Adieu, adieu ; aimez-moi toujours, je vous en prie.


2125. — À M. LE DUC D’UZÈS[1].
À Berlin, le 14 septembre.

Je dois à votre goût pour la littérature, monsieur le duc, la lettre dont vous m’honorez ; ce goût augmente encore ma sensibilité, et c’est pour moi un nouveau sujet de remerciements. Vous ne pouvez assurément mieux faire, dans le loisir que votre gloire, vos blessures, et la paix, vous ont donné, que de cultiver un esprit aussi solide que le vôtre.
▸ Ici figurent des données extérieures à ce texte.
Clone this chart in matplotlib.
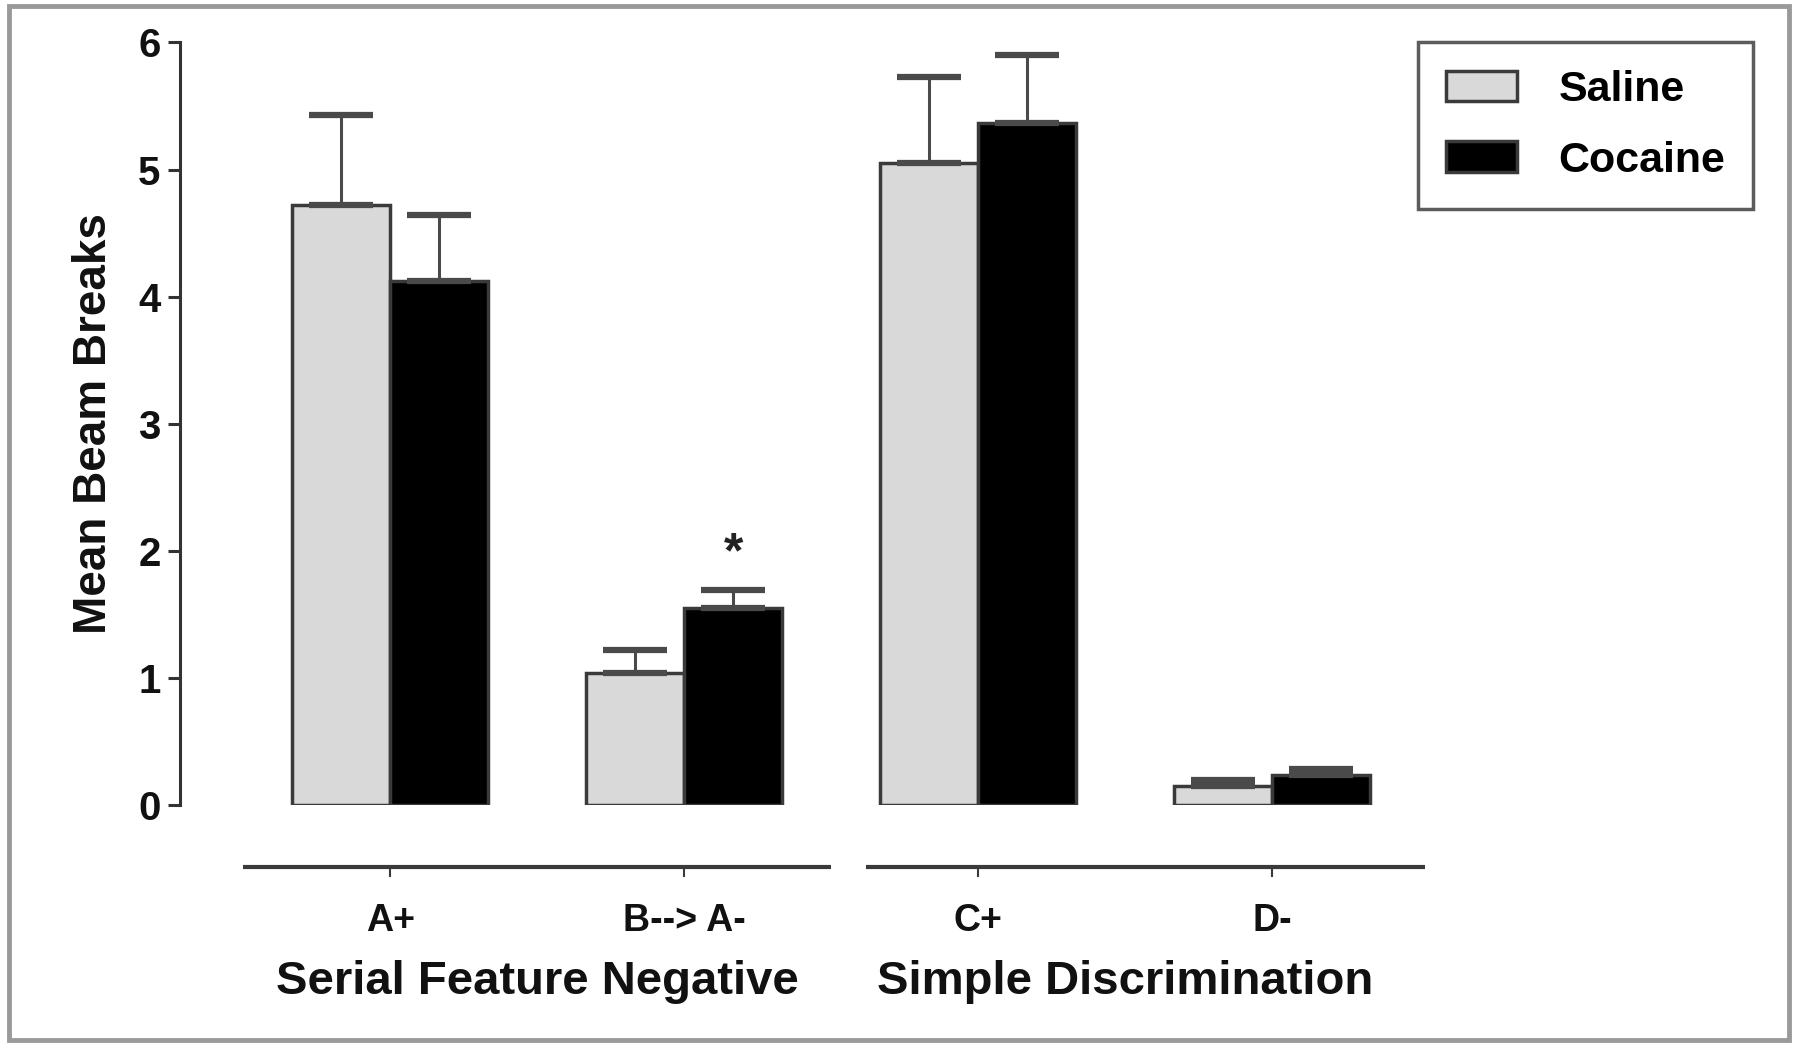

Il n’y a que du vide dans toutes les choses de ce monde, mais il y en a moins dans l’étude qu’ailleurs : elle est une grande ressource dans tous les temps, et nourrit l’âme jusqu’au dernier moment. Je suis auprès d’un grand roi qui, tout roi qu’il est, s’ennuierait s’il ne pensait pas comme vous ; et je ne me suis rendu auprès de lui, après seize ans d’attachement, que parce qu’il joint à toutes ses grandes qualités celle d’aimer passionnément les arts. J’ai résisté à la tentation de vivre auprès de lui tant qu’a vécu Mme  du Châtelet,

  1. Charles-Emmanuel de Crussol, duc d’Uzès, né le 11 janvier 1707 ; nommé brigadier des armées du roi en 1734, après avoir été blessé à la bataille de Parme de deux coups de feu, dont l’un lui creva l’œil droit, et l’autre lui cassa l’épaule gauche. Il fut reçu duc et pair au commencement de 1740, et mourut le 3 février 1762.